The Domain Name System (DNS) mainly converts easily remembered names (“www.example.com“) into IP addresses (“192.0.2.2“). In order to improve performance and to allow the DNS to scale, the DNS relies heavily on caching.
Unfortunately, humans (often) make mistakes, and so the DNS also has to implement “negative” caching. This is a cache that records the fact that a name does not exist. This could occur, for instance, because the domain expired or because the person entering it made a typo.
Unfortunately, the (current) negative cache requires an exact match – this means that if there is an entry for invalid1.example.com, a query for invalid2.example.com will cause the resolver to go off and try to look this up; the same thing will happen for invalid3.example.com, invalid4.example.com, etc.
Domain Name System Security Extensions (DNSSEC) adds security to the DNS by cryptographically signing answers [RFC4034, RFC4035]. This provides protection against tampering with answers by attackers, for example, to return an IP under the attacker’s control instead of the “real” answer for example.com. As well as providing cryptographic protection for names which do exist, DNSSEC also provides proof of which names do not exist.
Instead of signing every possible name in a domain that does not exist, DNSSEC accomplishes this with a clever trick – it alphabetically sorts all names in a domain and then adds signed NSEC (short for “Next Secure”) records, which states that nothing exists in the spaces between the names that do exist.
So, if example.com contains (note: there is a fair bit of simplification here – please read the RFCs for actual detail):
banana A 192.0.2.10
mail A 192.0.2.1
www A 192.0.2.2
DNSSEC would insert:
banana NSEC mail
mail NSEC www
and include signatures over these records. These say that there are no records in the range between “banana” and “mail”; and nothing between “mail” and “www”.
This means that if someone queries for server.example.com they would get back the “mail NSEC www” record, and would be able to know for certain that the name server.example.com really does not exist.
There is now a document [html, pdf] in the IETF DNSOP working group that recommends using these NSEC records in a more “aggressive” manner – it states that (DNSSEC validating) resolvers should use the information received in NSEC records, and should suppress queries for names that fall within the ranges in the NSEC records. In our very first example, if the invalid1.example.com response had included an NSEC record stating that nothing exists in the range “banana” to “mail”, it would be able to immediately return a negative answer (NXDOMAIN) to the client, and would not even have to go off and bother the example.com nameservers again.
This technique will be effective at all levels of the DNS hierarchy, but one of the largest wins is likely to be at the root of the DNS tree, where upwards of 65% of all DNS queries result in an NXDOMAIN response.
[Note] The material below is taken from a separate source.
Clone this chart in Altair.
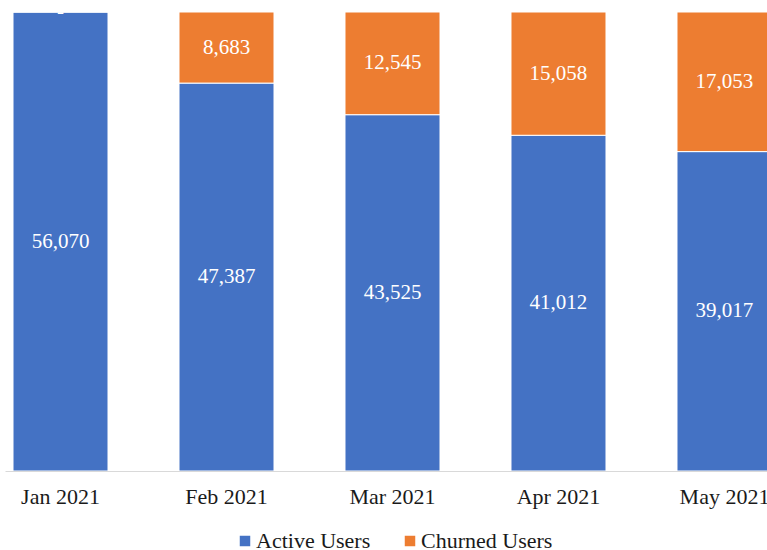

Warren Kumari is a Senior Network Security Engineer at Google.
The views expressed by the authors of this blog are their own and do not necessarily reflect the views of APNIC. Please note a Code of Conduct applies to this blog.
One can note that there are other ways to address the same issue. For instance, with another draft for DNSOP, “NXDOMAIN cut” https://datatracker.ietf.org/doc/draft-ietf-dnsop-nxdomain-cut/ , a NXDOMAIN reply for a name allows the client, the DNS resolver, to consider all names under this domain to be non-existent. Combined with RFC 7816 (“QNAME minimisation”, sending only the name of the TLD to the root), it could deliver the same results.